Tiger scandal costs shareholders $12bn
The study, by researchers Victor Stango and Christopher Knittel, gave an estimate for damage to the market value of Woods’ main sponsors caused by revelations of alleged extramarital affairs. “We estimate that shareholders of Tiger Woods’ sponsors lost $5-12 billion after his car accident, relative to shareholders of firms that Mr Woods does not endorse,’’ the researchers wrote, adding that millions of shareholders were affected.
“Our analysis makes clear that while having a celebrity of Tiger Woods’ stature as an endorser has undeniable upside, the downside risk is substantial, too,’’ Stango said in a statement.
Woods has announced he would take an indefinite break from golf to save his marriage.

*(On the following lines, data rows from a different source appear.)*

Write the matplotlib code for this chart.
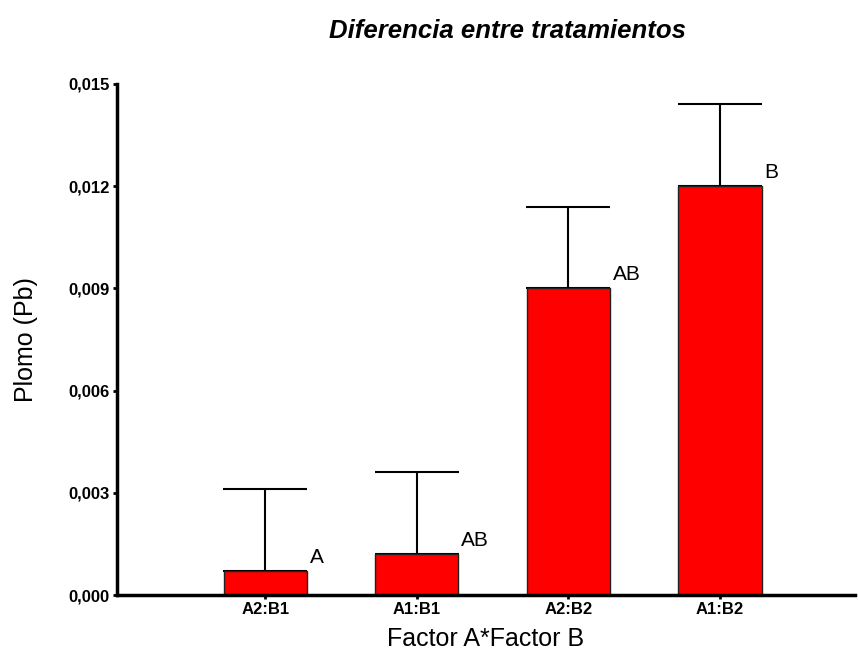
import numpy as np
import matplotlib
matplotlib.use("Agg")
import matplotlib.pyplot as plt
from matplotlib.ticker import FuncFormatter

plt.rcParams['font.family'] = ['Liberation Sans', 'DejaVu Sans']

# Data
categories = ["A2:B1", "A1:B1", "A2:B2", "A1:B2"]
means = [0.0007, 0.0012, 0.0090, 0.0120]
errors = [0.0024, 0.0024, 0.0024, 0.0024]
letters = ["A", "AB", "AB", "B"]
yticks = [0.0, 0.003, 0.006, 0.009, 0.012, 0.015]

fig = plt.figure(figsize=(8.59, 6.51), dpi=100)
ax = fig.add_axes([0.136, 0.086, 0.859, 0.785])

x = np.arange(len(categories))
width = 0.55

ax.bar(x, means, width=width, color="#ff0000", edgecolor="#222222", linewidth=1.0, zorder=2)
ax.errorbar(x, means, yerr=[np.zeros(len(errors)), errors], fmt="none",
            ecolor="black", elinewidth=1.5, capsize=30, capthick=1.5, zorder=1)

# significance letters
for xi, m, lab in zip(x, means, letters):
    ax.annotate(lab, (xi + width / 2, m), xytext=(2, 3), textcoords="offset points",
                ha="left", va="bottom", fontsize=15)

ax.set_xlim(-0.98, 3.89)
ax.set_ylim(0, 0.015)
ax.set_xticks(x)
ax.set_xticklabels(categories, fontsize=12, fontweight="bold")
ax.set_yticks(yticks)
ax.yaxis.set_major_formatter(FuncFormatter(lambda v, p: f"{v:.3f}".replace(".", ",")))
for lbl in ax.get_yticklabels():
    lbl.set_fontweight("bold")
    lbl.set_fontsize(12)

ax.spines["top"].set_visible(False)
ax.spines["right"].set_visible(False)
ax.spines["left"].set_linewidth(2.5)
ax.spines["bottom"].set_linewidth(2.5)
ax.tick_params(axis="both", direction="out", length=3, width=2, pad=2)

ax.set_xlabel("Factor A*Factor B", fontsize=18, labelpad=7)
ax.set_ylabel("Plomo (Pb)", fontsize=18, labelpad=22)
fig.text(0.591, 0.952, "Diferencia entre tratamientos", ha="center", va="center",
         fontsize=18.5, fontweight="bold", style="italic")

plt.savefig("out.png", dpi=100)
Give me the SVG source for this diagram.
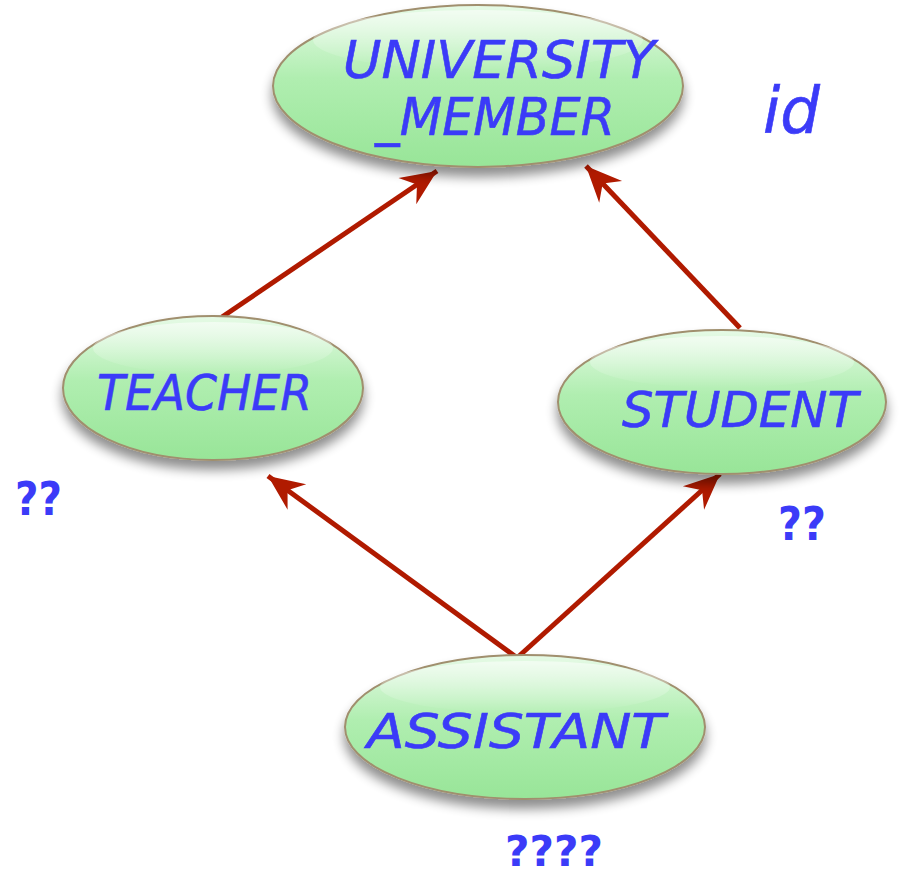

In their study, the two professors said they looked at stock market returns for the 13 trading days after November 27, the date of the car incident that ignited the Woods scandal.
They compared returns for Woods’ sponsors during this period to those of both the total stock market and of each sponsor’s closest competitor.
They also reviewed returns for four years before the car accident to build up a comparative picture of the sponsors’ market performance. & Overall, Knittel and Stango concluded that the scandal reduced shareholder value in the sponsor companies by 2.3%, or about $12bn (€8.3bn).
They called the results statistically significant and said the overall pattern of losses at the parent companies was unlikely to stem from ordinary day-to-day variation in their stock prices.
“Our findings speak to a larger question of general interest in the business and academic communities: Does celebrity sponsorship have any impact on a firm’s bottom line?” Stango and Knittel said in presenting the report.